BU’s win was one of five straight losses for Northeastern recently in a season that has been full of heartbreak for the Huskies.

As it is quick to point out, Northeastern has lost four games this season by one point, and its last two losses were crushing back-to-back defeats by one point each. The Huskies led by three points with 31 seconds left against the University of New Hampshire Feb. 5, only to give up four straight points in the final 18 seconds to lose, 82-81. Two days earlier Northeastern lost to the University of Maine, 74-73 — fittingly, on a dunk with eight seconds left.

Woe has been the Huskies this season, but while Wolff and the Terriers had their hearts broken many times over last season, they won’t be showing any love tonight.

“I really don’t think they have weaknesses; I think they’ve just been a victim bad luck in a lot of games. If you look at their record, they’ve lost a bunch of very close games,” Wolff said.

Of course, BU will have no regrets about dumping Northeastern on Valentine’s Day or about breaking the Huskies hearts just a little more.
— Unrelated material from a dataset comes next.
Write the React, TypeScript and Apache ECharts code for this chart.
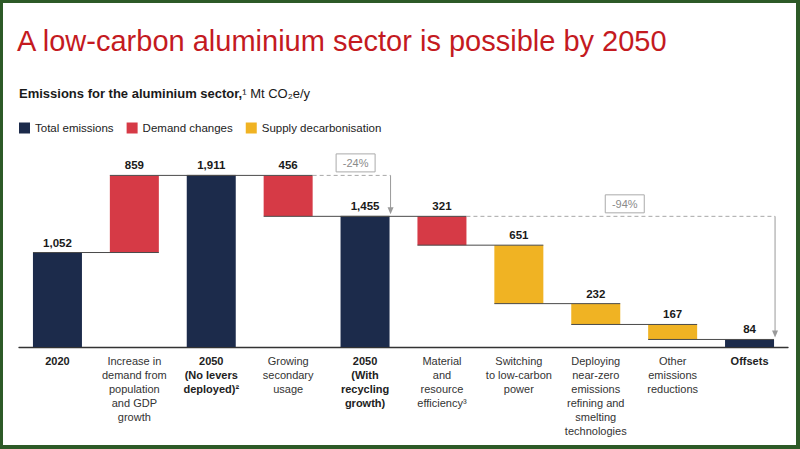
import React, { useEffect, useRef } from "react";
import * as echarts from "echarts";

const categories = [
  "2020",
  "Increase in\ndemand from\npopulation\nand GDP\ngrowth",
  "2050\n(No levers\ndeployed)²",
  "Growing\nsecondary\nusage",
  "2050\n(With\nrecycling\ngrowth)",
  "Material\nand\nresource\nefficiency³",
  "Switching\nto low-carbon\npower",
  "Deploying\nnear-zero\nemissions\nrefining and\nsmelting\ntechnologies",
  "Other\nemissions\nreductions",
  "Offsets",
];
// kind: total / demand / supply ; step sign: +1 increase, -1 decrease
const kinds = ["total", "demand", "total", "demand", "total", "demand", "supply", "supply", "supply", "total"];
const values = [1052, 859, 1911, 456, 1455, 321, 651, 232, 167, 84];
const signs = [0, 1, 0, -1, 0, -1, -1, -1, -1, 0];
const pctLabels = ["-24%", "-94%"];
const annotations = [
  [3, 4, 1911, 1455],
  [5, 9, 1455, 84],
];

const NAVY = "#1c2b4b";
const RED = "#d63a46";
const YELLOW = "#f0b323";
const FONT = "Liberation Sans";

export default function App() {
  const ref = useRef<HTMLDivElement>(null);
  useEffect(() => {
    if (!ref.current) return;
    const chart = echarts.init(ref.current, null, { renderer: "svg" });

    const base: number[] = [];
    const levels: number[] = [];
    let run = 0;
    values.forEach((v, i) => {
      if (signs[i] === 0) {
        base.push(0);
        run = v;
      } else if (signs[i] > 0) {
        base.push(run);
        run = run + v;
      } else {
        run = run - v;
        base.push(run);
      }
      levels.push(run);
    });
    const pick = (k: string) => values.map((v, i) => (kinds[i] === k ? v : "-"));
    const connectors: number[][] = [];
    for (let i = 0; i < values.length - 1; i++) connectors.push([i, levels[i]]);

    const barW = 49;
    const fmt = (p: any) => Number(p.value).toLocaleString("en-US");
    const barLabel = {
      show: true,
      position: "top" as const,
      formatter: fmt,
      fontFamily: FONT,
      fontWeight: "bold" as const,
      fontSize: 11.5,
      color: "#1a1a1a",
      distance: 4,
    };
    const bold = new Set([0, 2, 4, 9]);

    chart.setOption({
      animation: false,
      backgroundColor: "#ffffff",
      textStyle: { fontFamily: FONT },
      legend: {
        left: 14,
        top: 117,
        itemWidth: 11,
        itemHeight: 11,
        itemGap: 13,
        icon: "rect",
        data: ["Total emissions", "Demand changes", "Supply decarbonisation"],
        textStyle: { fontFamily: FONT, fontSize: 11.5, color: "#222" },
        selectedMode: false,
      },
      grid: { left: 19, right: 12, top: 167.4, bottom: 102 },
      xAxis: {
        type: "category",
        data: categories,
        axisTick: { show: false },
        axisLine: { lineStyle: { color: "#333", width: 1.3 } },
        axisLabel: {
          interval: 0,
          margin: 7,
          fontFamily: FONT,
          fontSize: 11,
          lineHeight: 14,
          color: "#333",
          formatter: (val: string, idx: number) =>
            bold.has(idx)
              ? val.split("\n").map((l) => `{b|${l}}`).join("\n")
              : val,
          rich: {
            b: { fontFamily: FONT, fontSize: 11, fontWeight: "bold", lineHeight: 14, color: "#222" },
          },
        },
      },
      yAxis: { type: "value", min: 0, max: 2000, show: false, splitLine: { show: false } },
      series: [
        {
          name: "base",
          type: "bar",
          stack: "w",
          barWidth: barW,
          silent: true,
          itemStyle: { color: "transparent" },
          data: base,
        },
        {
          name: "Total emissions",
          type: "bar",
          stack: "w",
          barWidth: barW,
          itemStyle: { color: NAVY },
          label: barLabel,
          data: pick("total"),
        },
        {
          name: "Demand changes",
          type: "bar",
          stack: "w",
          barWidth: barW,
          itemStyle: { color: RED },
          label: barLabel,
          data: pick("demand"),
        },
        {
          name: "Supply decarbonisation",
          type: "bar",
          stack: "w",
          barWidth: barW,
          itemStyle: { color: YELLOW },
          label: barLabel,
          data: pick("supply"),
        },
        {
          type: "custom",
          silent: true,
          z: 5,
          encode: { x: 0, y: 1 },
          data: connectors,
          renderItem: (params: any, api: any) => {
            const i = api.value(0);
            const lvl = api.value(1);
            const a = api.coord([i, lvl]);
            const b = api.coord([i + 1, lvl]);
            const hw = barW / 2;
            return {
              type: "line",
              shape: { x1: a[0] - hw, y1: a[1], x2: b[0] + hw, y2: b[1] },
              style: { stroke: "#4a4a4a", lineWidth: 1 },
            };
          },
        },
        {
          type: "custom",
          silent: true,
          z: 6,
          encode: { x: 0, y: 2 },
          data: annotations,
          renderItem: (params: any, api: any) => {
            const from = api.value(0);
            const to = api.value(1);
            const l1 = api.value(2);
            const l2 = api.value(3);
            const hw = barW / 2;
            const p1 = api.coord([from, l1]);
            const p2 = api.coord([to, l2]);
            const x1 = p1[0] + hw;
            const cx = p2[0] + hw + 1;
            const y1 = p1[1];
            const y2 = p2[1] - 2;
            const bx = (x1 + cx) / 2 + 4;
            const by = y1 - 12.5;
            const bwid = 39;
            return {
              type: "group",
              children: [
                {
                  type: "polyline",
                  shape: { points: [[x1, y1], [cx, y1]] },
                  style: { stroke: "#a8a8a8", lineWidth: 1, lineDash: [4, 3], fill: "none" },
                },
                {
                  type: "line",
                  shape: { x1: cx, y1: y1, x2: cx, y2: y2 - 5 },
                  style: { stroke: "#9a9a9a", lineWidth: 1 },
                },
                {
                  type: "polygon",
                  shape: { points: [[cx - 3, y2 - 7], [cx + 3, y2 - 7], [cx, y2]] },
                  style: { fill: "#9a9a9a" },
                },
                {
                  type: "rect",
                  shape: { x: bx - bwid / 2, y: by - 9, width: bwid, height: 18 },
                  style: { fill: "#fff", stroke: "#aaaaaa", lineWidth: 1 },
                },
                {
                  type: "text",
                  x: bx,
                  y: by,
                  style: {
                    text: pctLabels[params.dataIndex],
                    fill: "#8a8a8a",
                    fontFamily: FONT,
                    fontSize: 11,
                    align: "center",
                    verticalAlign: "middle",
                  },
                },
              ],
            };
          },
        },
      ],
      graphic: [
        {
          type: "text",
          left: 17,
          top: 26,
          style: {
            text: "A low-carbon aluminium sector is possible by 2050",
            fill: "#c41a1f",
            fontFamily: FONT,
            fontSize: 29,
          },
        },
        {
          type: "text",
          x: 19,
          y: 93.5,
          style: {
            text: "{b|Emissions for the aluminium sector,}{n|¹ Mt CO₂e/y}",
            verticalAlign: "middle",
            rich: {
              b: { fontFamily: FONT, fontSize: 13, fontWeight: "bold", fill: "#1a1a1a" },
              n: { fontFamily: FONT, fontSize: 13, fill: "#1a1a1a" },
            },
          },
        },
        { type: "rect", shape: { x: 0, y: 0, width: 3, height: 449 }, style: { fill: "#2d5a27" } },
        { type: "rect", shape: { x: 0, y: 0, width: 800, height: 3 }, style: { fill: "#2d5a27" } },
        { type: "rect", shape: { x: 796, y: 0, width: 4, height: 449 }, style: { fill: "#2d5a27" } },
        { type: "rect", shape: { x: 0, y: 445, width: 800, height: 4 }, style: { fill: "#2d5a27" } },
      ],
    });
    return () => chart.dispose();
  }, []);
  return (
    <div
      ref={ref}
      style={{ position: "absolute", left: 0, top: 0, width: 800, height: 449 }}
    />
  );
}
And Wolff wants people there to see it.

“Hopefully, we’ll continue to get the good student support. The people that have been here have been into it and enthusiastic. I just hope that as we go on and gain momentum, we’ll get more people interested and coming out to the games,” Wolff said.

Translation: Tonight there won’t be any love lost between BU and Northeastern, and if you’re not getting any (love), you might as well come out and show some for the Terriers.